Other British experts familiar with OPCW technical procedures and reporting protocols say that the classified texts would expose also what the sampling of the Skripals’ blood, post-mortem tissues from Sturgess, and site and “environmental” evidence did not confirm. For example, the experts point out, no detail was reported to prove the chain of custody of the blood samples between the Skripals and the Porton Down laboratory; without that, they say, tampering and planting British-made Novichok are likely.

The full report texts  also reveal the OPCW inspectors were not permitted to test the most obvious evidence of the alleged nerve agent contamination.  “The only sites we know the OPCW visited in April,” according to a British expert, “were the car park of The Mill [pub visited by the Skripals just before the attack] and Porton Down.  Note also that by the time the OPCW arrived in Salisbury, the front door [of the Skripal house at 47 Christie Miller Road] had already been removed and the doorway boarded up.” In other words, the OPCW failed to test the front door-handle where the British Government says the GRU agents sprayed their poison.

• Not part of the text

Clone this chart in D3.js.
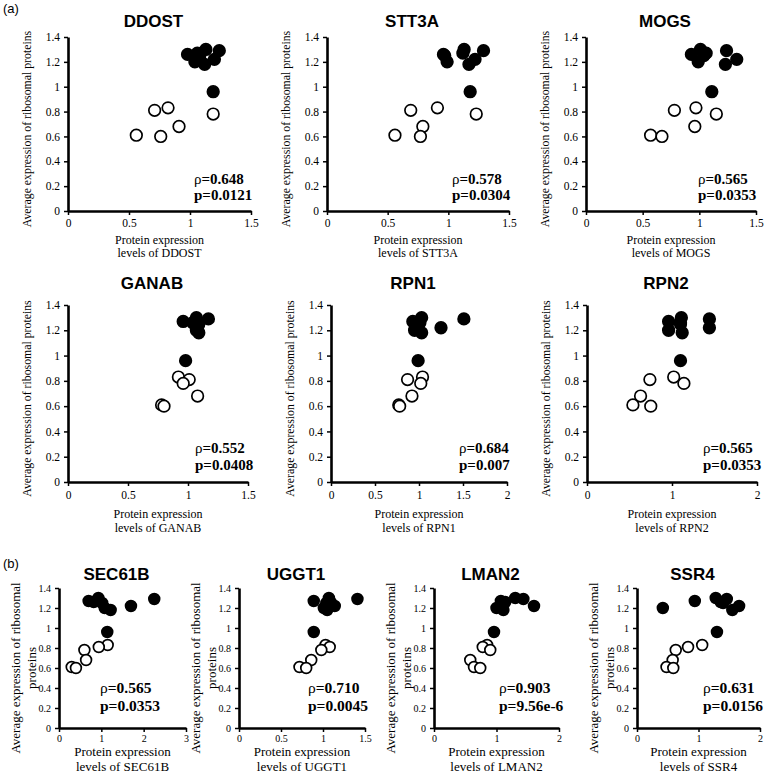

Following the Sturgess incident in Amesbury, the expert adds: “the OPCW made two visits,  firstly to collect biological samples [from Sturgess and Rowley],  and then to get an environmental sample; that was the perfume bottle.  Why did they not do it all at the same time?  Supposedly,  the police had found the bottle on July 11; that was several days before the OPCW team arrived. And why was that evidence withheld from the OPCW inspectors until the next month? The OPCW report of the two visits would also reveal there was no testing of the kitchen and bathroom at Rowley’s apartment where Dawn and Charlie were allegedly poisoned.”

According to Khalaf’s group, the OPCW dossier revealed “how samples of the nerve agent were taken from the victims and distributed to secret OPCW laboratories for testing.” In fact, the laboratories were not secret; the full texts confirm that one of them was the Swiss laboratory at Spiez. Evidence obtained by the Russians from Spiez files and reported publicly on April 15, 2018, by Foreign Minister Sergei Lavrov contradicted the British allegation that the samples were of a Russian Novichok. Read more here.  

The Financial Times reports instead that one of the OPCW documents “included a detailed account of Russia’s version of events, which argued that the strain of novichok used in the attack had in fact been manufactured at Porton Down, the British military research facility.” In fact, the OPCW document identified the chemical formula of the samples, and this formula did not match the formula of the Russian-made chemical. This was evidence that the British allegation was false. In keeping the documents secret, the FT misrepresented the OPCW findings as “Russia’s version of events”, when Khalaf and the reporters knew the version was the OPCW’s.

She and the reporters were emailed the following questions:

They refuse to answer. The newspaper has also published no correction.